Exercise instructions
Copy the material that follows word for word and omit its pictures.

Dataset content
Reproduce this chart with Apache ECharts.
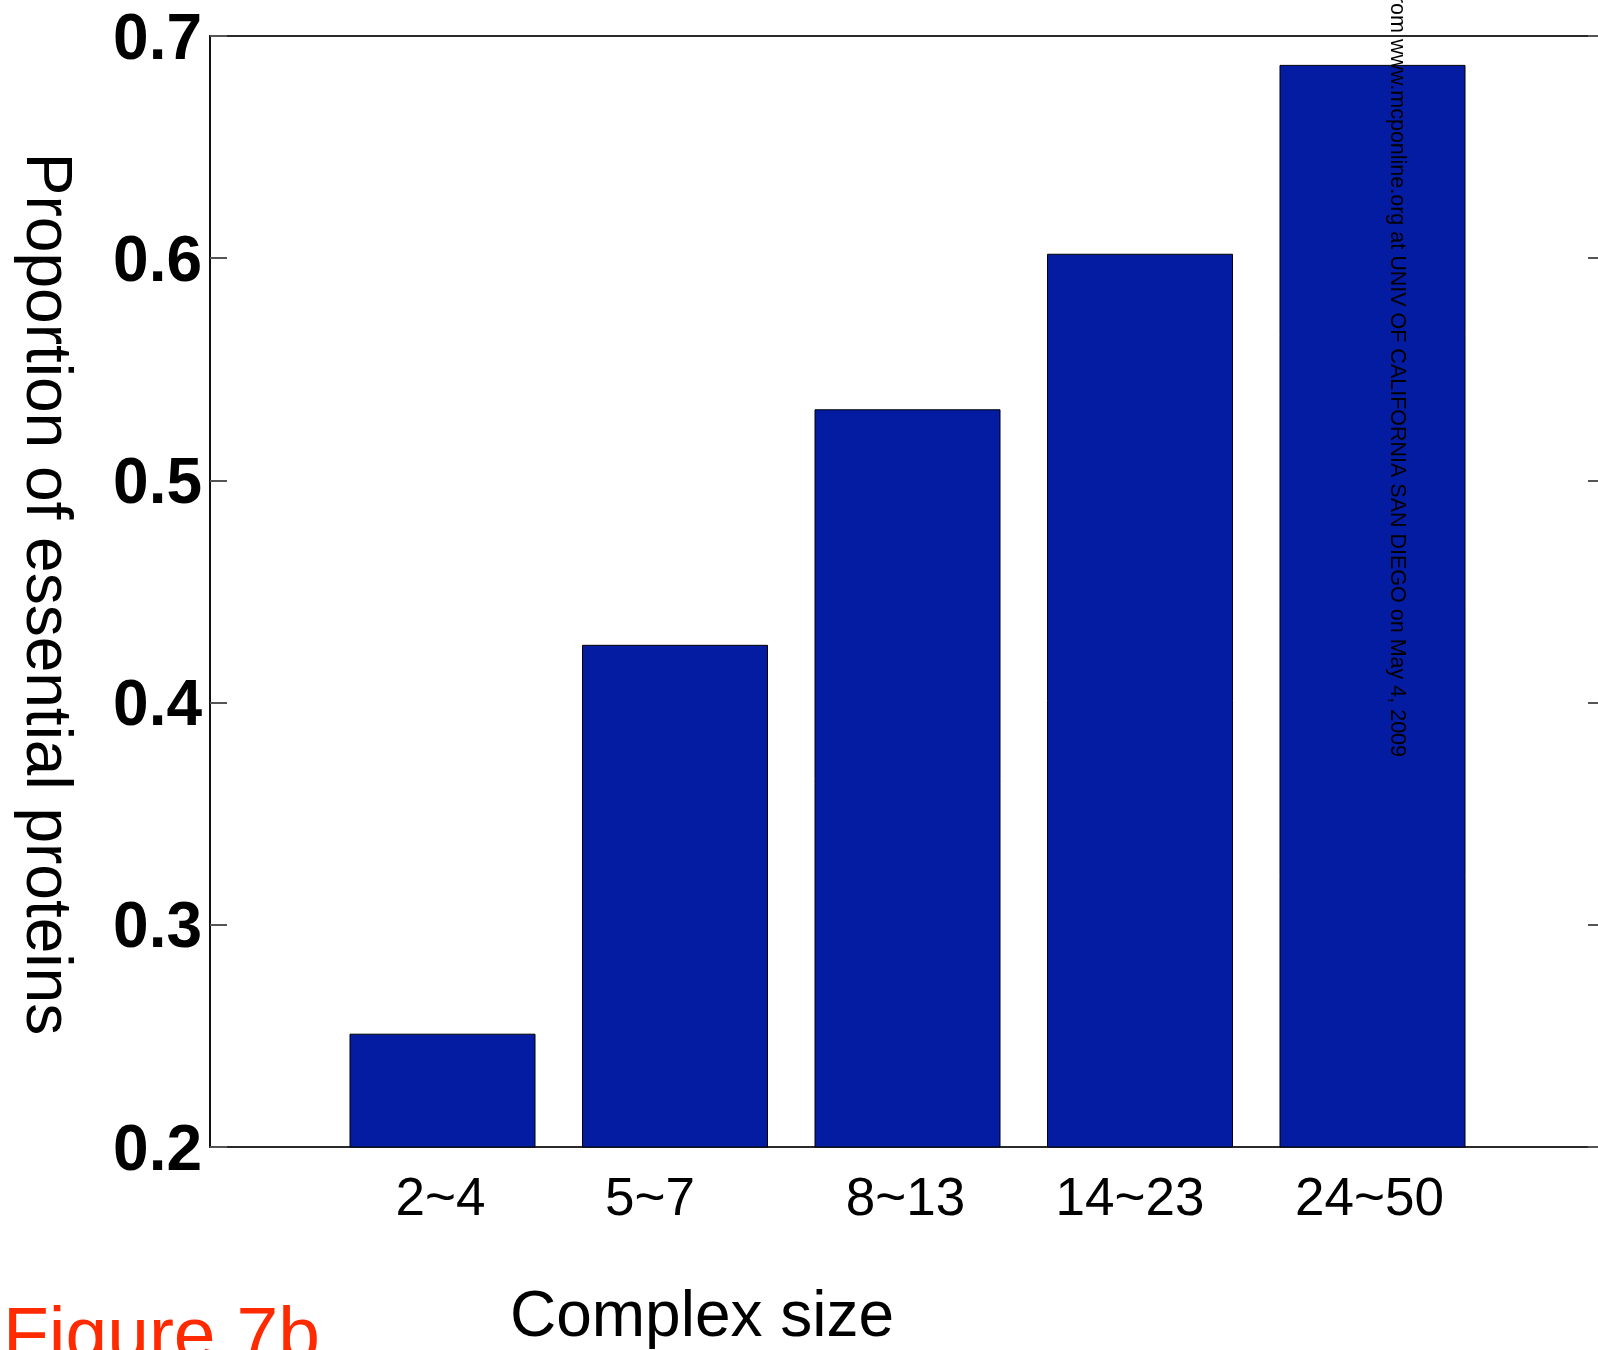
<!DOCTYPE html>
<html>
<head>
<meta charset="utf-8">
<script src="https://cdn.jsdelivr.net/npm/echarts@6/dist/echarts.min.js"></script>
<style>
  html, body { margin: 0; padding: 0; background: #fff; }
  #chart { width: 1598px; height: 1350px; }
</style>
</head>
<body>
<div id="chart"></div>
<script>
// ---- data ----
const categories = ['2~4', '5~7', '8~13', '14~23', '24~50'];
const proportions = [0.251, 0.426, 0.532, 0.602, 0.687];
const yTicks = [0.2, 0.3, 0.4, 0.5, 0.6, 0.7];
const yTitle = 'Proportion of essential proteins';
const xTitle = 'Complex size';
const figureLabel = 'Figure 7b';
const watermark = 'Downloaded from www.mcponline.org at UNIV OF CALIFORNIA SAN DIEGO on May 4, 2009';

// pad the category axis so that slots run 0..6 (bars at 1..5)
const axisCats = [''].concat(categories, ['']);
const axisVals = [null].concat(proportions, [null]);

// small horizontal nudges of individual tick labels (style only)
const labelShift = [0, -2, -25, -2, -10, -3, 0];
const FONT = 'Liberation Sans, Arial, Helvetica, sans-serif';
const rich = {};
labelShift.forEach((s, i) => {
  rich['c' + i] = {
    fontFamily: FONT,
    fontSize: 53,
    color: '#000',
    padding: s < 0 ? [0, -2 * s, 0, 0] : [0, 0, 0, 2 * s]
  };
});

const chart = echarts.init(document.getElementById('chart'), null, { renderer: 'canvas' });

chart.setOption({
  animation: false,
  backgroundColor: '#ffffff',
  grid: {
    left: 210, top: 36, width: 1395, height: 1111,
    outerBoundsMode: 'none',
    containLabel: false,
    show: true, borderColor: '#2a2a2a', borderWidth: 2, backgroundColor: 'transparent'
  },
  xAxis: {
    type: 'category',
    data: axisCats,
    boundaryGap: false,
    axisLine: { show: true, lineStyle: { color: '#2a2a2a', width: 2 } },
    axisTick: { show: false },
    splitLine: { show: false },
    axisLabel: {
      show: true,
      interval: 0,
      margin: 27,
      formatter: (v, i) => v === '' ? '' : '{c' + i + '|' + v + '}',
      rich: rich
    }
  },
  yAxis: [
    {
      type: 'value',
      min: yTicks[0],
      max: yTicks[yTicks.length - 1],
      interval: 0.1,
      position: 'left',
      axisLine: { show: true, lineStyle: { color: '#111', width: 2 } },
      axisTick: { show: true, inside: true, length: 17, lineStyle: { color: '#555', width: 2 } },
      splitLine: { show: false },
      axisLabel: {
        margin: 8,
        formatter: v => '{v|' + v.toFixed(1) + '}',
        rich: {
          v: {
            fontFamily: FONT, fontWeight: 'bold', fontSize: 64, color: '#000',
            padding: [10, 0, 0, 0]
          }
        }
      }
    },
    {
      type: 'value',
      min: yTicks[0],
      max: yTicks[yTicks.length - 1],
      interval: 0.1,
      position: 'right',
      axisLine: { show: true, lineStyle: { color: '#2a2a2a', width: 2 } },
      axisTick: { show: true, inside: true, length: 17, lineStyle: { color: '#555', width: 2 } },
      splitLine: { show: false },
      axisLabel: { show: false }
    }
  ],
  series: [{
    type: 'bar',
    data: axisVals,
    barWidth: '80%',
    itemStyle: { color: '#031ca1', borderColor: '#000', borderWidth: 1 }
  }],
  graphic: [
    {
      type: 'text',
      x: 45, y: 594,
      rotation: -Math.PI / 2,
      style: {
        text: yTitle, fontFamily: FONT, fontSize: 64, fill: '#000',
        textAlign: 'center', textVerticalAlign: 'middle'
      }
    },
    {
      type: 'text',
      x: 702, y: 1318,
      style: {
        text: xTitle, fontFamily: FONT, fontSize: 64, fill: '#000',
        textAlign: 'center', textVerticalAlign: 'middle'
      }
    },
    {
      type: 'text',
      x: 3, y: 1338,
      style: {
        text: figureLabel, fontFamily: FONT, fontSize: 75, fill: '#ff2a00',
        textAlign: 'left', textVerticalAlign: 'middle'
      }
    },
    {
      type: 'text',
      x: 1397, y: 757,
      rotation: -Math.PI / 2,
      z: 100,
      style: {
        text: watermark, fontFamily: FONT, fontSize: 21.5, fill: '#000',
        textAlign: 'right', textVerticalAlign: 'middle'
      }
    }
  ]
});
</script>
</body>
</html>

Full output
Reproduce this chart with Apache ECharts.
<!DOCTYPE html>
<html>
<head>
<meta charset="utf-8">
<script src="https://cdn.jsdelivr.net/npm/echarts@6/dist/echarts.min.js"></script>
<style>
  html, body { margin: 0; padding: 0; background: #fff; }
  #chart { width: 1598px; height: 1350px; }
</style>
</head>
<body>
<div id="chart"></div>
<script>
// ---- data ----
const categories = ['2~4', '5~7', '8~13', '14~23', '24~50'];
const proportions = [0.251, 0.426, 0.532, 0.602, 0.687];
const yTicks = [0.2, 0.3, 0.4, 0.5, 0.6, 0.7];
const yTitle = 'Proportion of essential proteins';
const xTitle = 'Complex size';
const figureLabel = 'Figure 7b';
const watermark = 'Downloaded from www.mcponline.org at UNIV OF CALIFORNIA SAN DIEGO on May 4, 2009';

// pad the category axis so that slots run 0..6 (bars at 1..5)
const axisCats = [''].concat(categories, ['']);
const axisVals = [null].concat(proportions, [null]);

// small horizontal nudges of individual tick labels (style only)
const labelShift = [0, -2, -25, -2, -10, -3, 0];
const FONT = 'Liberation Sans, Arial, Helvetica, sans-serif';
const rich = {};
labelShift.forEach((s, i) => {
  rich['c' + i] = {
    fontFamily: FONT,
    fontSize: 53,
    color: '#000',
    padding: s < 0 ? [0, -2 * s, 0, 0] : [0, 0, 0, 2 * s]
  };
});

const chart = echarts.init(document.getElementById('chart'), null, { renderer: 'canvas' });

chart.setOption({
  animation: false,
  backgroundColor: '#ffffff',
  grid: {
    left: 210, top: 36, width: 1395, height: 1111,
    outerBoundsMode: 'none',
    containLabel: false,
    show: true, borderColor: '#2a2a2a', borderWidth: 2, backgroundColor: 'transparent'
  },
  xAxis: {
    type: 'category',
    data: axisCats,
    boundaryGap: false,
    axisLine: { show: true, lineStyle: { color: '#2a2a2a', width: 2 } },
    axisTick: { show: false },
    splitLine: { show: false },
    axisLabel: {
      show: true,
      interval: 0,
      margin: 27,
      formatter: (v, i) => v === '' ? '' : '{c' + i + '|' + v + '}',
      rich: rich
    }
  },
  yAxis: [
    {
      type: 'value',
      min: yTicks[0],
      max: yTicks[yTicks.length - 1],
      interval: 0.1,
      position: 'left',
      axisLine: { show: true, lineStyle: { color: '#111', width: 2 } },
      axisTick: { show: true, inside: true, length: 17, lineStyle: { color: '#555', width: 2 } },
      splitLine: { show: false },
      axisLabel: {
        margin: 8,
        formatter: v => '{v|' + v.toFixed(1) + '}',
        rich: {
          v: {
            fontFamily: FONT, fontWeight: 'bold', fontSize: 64, color: '#000',
            padding: [10, 0, 0, 0]
          }
        }
      }
    },
    {
      type: 'value',
      min: yTicks[0],
      max: yTicks[yTicks.length - 1],
      interval: 0.1,
      position: 'right',
      axisLine: { show: true, lineStyle: { color: '#2a2a2a', width: 2 } },
      axisTick: { show: true, inside: true, length: 17, lineStyle: { color: '#555', width: 2 } },
      splitLine: { show: false },
      axisLabel: { show: false }
    }
  ],
  series: [{
    type: 'bar',
    data: axisVals,
    barWidth: '80%',
    itemStyle: { color: '#031ca1', borderColor: '#000', borderWidth: 1 }
  }],
  graphic: [
    {
      type: 'text',
      x: 45, y: 594,
      rotation: -Math.PI / 2,
      style: {
        text: yTitle, fontFamily: FONT, fontSize: 64, fill: '#000',
        textAlign: 'center', textVerticalAlign: 'middle'
      }
    },
    {
      type: 'text',
      x: 702, y: 1318,
      style: {
        text: xTitle, fontFamily: FONT, fontSize: 64, fill: '#000',
        textAlign: 'center', textVerticalAlign: 'middle'
      }
    },
    {
      type: 'text',
      x: 3, y: 1338,
      style: {
        text: figureLabel, fontFamily: FONT, fontSize: 75, fill: '#ff2a00',
        textAlign: 'left', textVerticalAlign: 'middle'
      }
    },
    {
      type: 'text',
      x: 1397, y: 757,
      rotation: -Math.PI / 2,
      z: 100,
      style: {
        text: watermark, fontFamily: FONT, fontSize: 21.5, fill: '#000',
        textAlign: 'right', textVerticalAlign: 'middle'
      }
    }
  ]
});
</script>
</body>
</html>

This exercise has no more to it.